A closer look at the Ferguson stamp.
I have a new theory about V.D. Minnis stamps, which is that they aren’t undated. The dates have just worn away in almost all cases. This might seem strange, except that the 1907 stamp on Regent Street shows a date that is shallower and cruder than the name, possibly due to being drawn in by hand.
Remember the mystery of Ed Crackins-or-Drackins? I passed a clear stamp tonight, on the west side of Ferguson Street just north of Vine, that solves it. The name is Brackins. I’m sorry this is so dark, but there wasn’t a near enough street lamp, and attempts to capture it with a flash washed it out entirely.
“Brackins” is a more plausible reading of the previous stamp I found than “Crackins,” since the letter isn’t round enough on the left side to be a C. The classifieds I turned up advertising for Ed Crackins were probably OCR glitches, because I can find similar ones spanning the same time period (the 1950s through early 1970s), and more importantly using the same phone number, for Ed Brackins.
On October 29, 1958, the [Lansing] State Journal ran a piece titled “Career Events Set.” The Iota Phi Lambda business women’s sorority and the NAACP were sponsoring a program titled “Careers – Unlimited” at the Friendship Baptist church at 925 West Main Street. (That address appears to have been obliterated by I-496.) The article goes on to list all the professionals who would be providing information at the career fair, and one of them is cement contractor Ed Brackins.
The dates involved suggest that this could be Edward E. Brackins, Sr., 1912-1983, buried in Chapel Hill Memorial Gardens in DeWitt (according to Find a Grave).

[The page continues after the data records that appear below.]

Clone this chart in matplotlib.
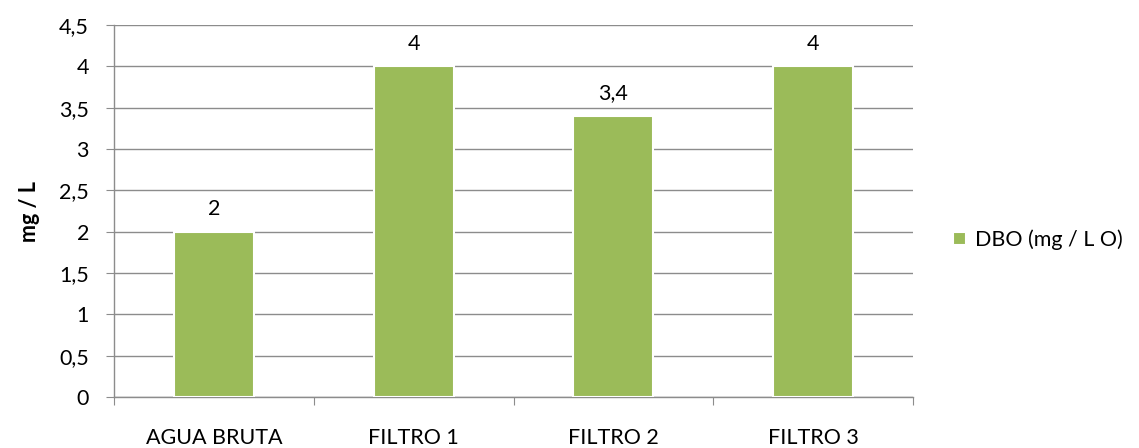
import numpy as np
import matplotlib.pyplot as plt

plt.rcParams['font.family'] = ['Lato', 'DejaVu Sans']

# data
categorias = ['AGUA BRUTA', 'FILTRO 1', 'FILTRO 2', 'FILTRO 3']
dbo = [2, 4, 3.4, 4]
rotulos = ['2', '4', '3,4', '4']
yticks = [0, 0.5, 1, 1.5, 2, 2.5, 3, 3.5, 4, 4.5]
ytick_labels = ['0', '0,5', '1', '1,5', '2', '2,5', '3', '3,5', '4', '4,5']

fs = 15.5

fig = plt.figure(figsize=(11.39, 4.48), dpi=100)
ax = fig.add_axes([0.1001, 0.1138, 0.7015, 0.8304])

x = np.arange(len(categorias))
bars = ax.bar(x, dbo, width=0.4, color='#9BBB59', edgecolor='white',
              linewidth=1.5, label='DBO (mg / L O)', zorder=3)

for b, t in zip(bars, rotulos):
    ax.text(b.get_x() + b.get_width() / 2, b.get_height() + 0.15, t,
            ha='center', va='bottom', fontsize=fs)

ax.set_xlim(-0.5, len(categorias) - 0.5)
ax.set_ylim(0, 4.5)
ax.set_yticks(yticks)
ax.set_yticklabels(ytick_labels, fontsize=fs)
ax.yaxis.grid(True, color='#8c8c8c', linewidth=1, zorder=0)

# category labels between boundary ticks
ax.set_xticks(np.arange(-0.5, len(categorias)), minor=False)
ax.set_xticklabels([])
ax.set_xticks(x, minor=True)
ax.set_xticklabels(categorias, minor=True, fontsize=fs)
ax.tick_params(axis='x', which='minor', length=0, pad=22)
ax.tick_params(axis='x', which='major', length=6, color='#8c8c8c')
ax.tick_params(axis='y', length=6, color='#8c8c8c', pad=12)

for s in ['top', 'right']:
    ax.spines[s].set_visible(False)
for s in ['left', 'bottom']:
    ax.spines[s].set_color('#8c8c8c')
    ax.spines[s].set_linewidth(1)

ax.set_ylabel('mg / L', fontsize=fs, fontweight='bold', labelpad=14)

fig.legend(loc='center left', bbox_to_anchor=(0.82, 0.465), frameon=False,
           fontsize=fs, handlelength=0.6, handleheight=0.6, handletextpad=0.4)

fig.savefig('out.png', dpi=100)
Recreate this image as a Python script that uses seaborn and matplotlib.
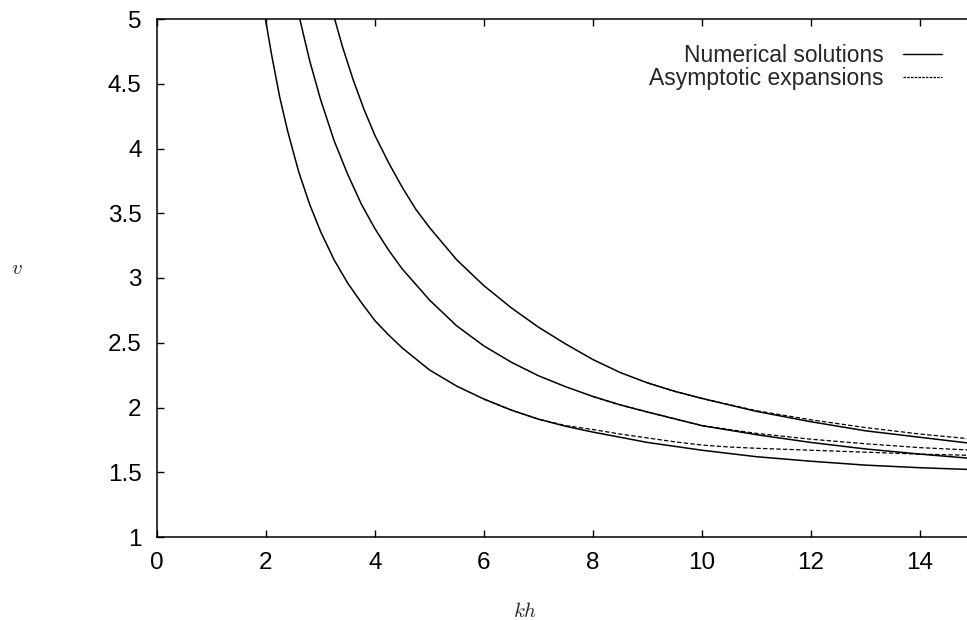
import numpy as np
import pandas as pd
import matplotlib
matplotlib.use("Agg")
import matplotlib.pyplot as plt
from matplotlib.lines import Line2D
import seaborn as sns

# ---- data ----
kh_low = [1.99, 2.1, 2.25, 2.4, 2.6, 2.8, 3.0, 3.25, 3.5, 3.75, 4.0, 4.25, 4.5, 5.0, 5.5, 6.0, 6.5, 7.0, 7.5, 8.0, 9.0, 10.0, 11.0, 12.0, 13.0, 14.0, 15.0]
v_low = [5.0, 4.73, 4.40, 4.13, 3.82, 3.57, 3.36, 3.14, 2.96, 2.81, 2.67, 2.56, 2.46, 2.29, 2.165, 2.065, 1.98, 1.91, 1.855, 1.81, 1.73, 1.67, 1.62, 1.585, 1.555, 1.535, 1.52]

kh_mid = [2.62, 2.8, 3.0, 3.25, 3.5, 3.75, 4.0, 4.25, 4.5, 5.0, 5.5, 6.0, 6.5, 7.0, 7.5, 8.0, 8.5, 9.0, 10.0, 11.0, 12.0, 13.0, 14.0, 15.0]
v_mid = [5.0, 4.68, 4.38, 4.06, 3.80, 3.57, 3.38, 3.215, 3.07, 2.83, 2.63, 2.475, 2.35, 2.245, 2.16, 2.085, 2.02, 1.965, 1.86, 1.79, 1.73, 1.68, 1.64, 1.605]

kh_top = [3.26, 3.4, 3.6, 3.8, 4.0, 4.25, 4.5, 4.75, 5.0, 5.5, 6.0, 6.5, 7.0, 7.5, 8.0, 8.5, 9.0, 9.5, 10.0, 11.0, 12.0, 13.0, 14.0, 15.0]
v_top = [5.0, 4.79, 4.53, 4.30, 4.10, 3.89, 3.70, 3.53, 3.39, 3.14, 2.94, 2.77, 2.62, 2.49, 2.37, 2.27, 2.19, 2.125, 2.07, 1.97, 1.89, 1.82, 1.77, 1.72]

kh_asym_low = [6.0, 6.5, 7.0, 7.5, 8.0, 8.5, 9.0, 9.5, 10.0, 10.5, 11.0, 12.0, 13.0, 14.0, 15.0]
v_asym_low = [2.065, 1.98, 1.91, 1.86, 1.83, 1.795, 1.765, 1.735, 1.71, 1.695, 1.685, 1.67, 1.655, 1.64, 1.63]

kh_asym_mid = [8.0, 8.5, 9.0, 10.0, 10.5, 11.0, 12.0, 13.0, 14.0, 15.0]
v_asym_mid = [2.085, 2.02, 1.965, 1.86, 1.83, 1.80, 1.755, 1.72, 1.69, 1.67]

kh_asym_top = [9.0, 9.5, 10.0, 11.0, 12.0, 13.0, 14.0, 15.0]
v_asym_top = [2.19, 2.125, 2.07, 1.975, 1.905, 1.845, 1.795, 1.755]

legend_labels = ["Numerical solutions", "Asymptotic expansions"]
x_ticks = [0, 2, 4, 6, 8, 10, 12, 14]
y_ticks = [1, 1.5, 2, 2.5, 3, 3.5, 4, 4.5, 5]

# ---- style ----
sns.set_theme(style="ticks")
plt.rcParams["font.family"] = ["Liberation Sans", "DejaVu Sans"]
plt.rcParams["mathtext.fontset"] = "cm"

fig = plt.figure(figsize=(9.67, 6.2), dpi=100)
fig.patch.set_facecolor("white")
ax = fig.add_axes([157 / 967, 1 - 537 / 620, 817.5 / 967, 518 / 620])
ax.set_facecolor("white")

DASH = (3.5, 1.8)

for kh, v in [(kh_low, v_low), (kh_mid, v_mid), (kh_top, v_top)]:
    df = pd.DataFrame({"kh": kh, "v": v})
    sns.lineplot(data=df, x="kh", y="v", ax=ax, sort=False, estimator=None,
                 color="black", linewidth=1.1)

for kh, v in [(kh_asym_low, v_asym_low), (kh_asym_mid, v_asym_mid), (kh_asym_top, v_asym_top)]:
    df = pd.DataFrame({"kh": kh, "v": v})
    sns.lineplot(data=df, x="kh", y="v", ax=ax, sort=False, estimator=None,
                 color="black", linewidth=0.9)
    ax.lines[-1].set_dashes(DASH)

ax.set_xlim(0, 15)
ax.set_ylim(1, 5)
ax.set_xticks(x_ticks)
ax.set_yticks(y_ticks)
ax.set_xticklabels([str(t) for t in x_ticks])
ax.set_yticklabels([("%g" % t) for t in y_ticks])

for s in ax.spines.values():
    s.set_visible(True)
    s.set_color("black")
    s.set_linewidth(1.1)

ax.tick_params(axis="both", which="major", direction="in", length=5, width=1.0,
               top=True, right=True, labelsize=17.5, colors="black", pad=11)

ax.set_xlabel("$kh$", fontsize=15)
ax.set_ylabel("$v$", fontsize=15, rotation=0)
ax.xaxis.set_label_coords(0.45, -0.125)
ax.yaxis.set_label_coords(-0.172, 0.5)

handles = [Line2D([0], [0], color="black", linewidth=1.0),
           Line2D([0], [0], color="black", linewidth=0.9, dashes=(2, 1))]
leg = ax.legend(handles, legend_labels, loc="upper right", frameon=False,
                markerfirst=False, fontsize=16.5, handlelength=1.7, handletextpad=0.85,
                labelspacing=0.0, borderaxespad=0.0, bbox_to_anchor=(0.9713, 0.97))
for t in leg.get_texts():
    t.set_ha("right")

fig.savefig("out.png", dpi=100, facecolor="white")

That is just a guess, however, since I can’t find his obituary.
I’m standing over the stamp here, though it isn’t visible, and facing southwest toward Vine Street.
Here is a pair of L & L stamps, on the west side of North Holmes Street between Jerome and Vine, in front of a parking lot. They are side by side, one facing the sidewalk and one facing the street, on what probably used to be a driveway. There is a fence in front of it now.
The one facing the sidewalk.
The one facing the street. I like the simple design on the utility cover, too.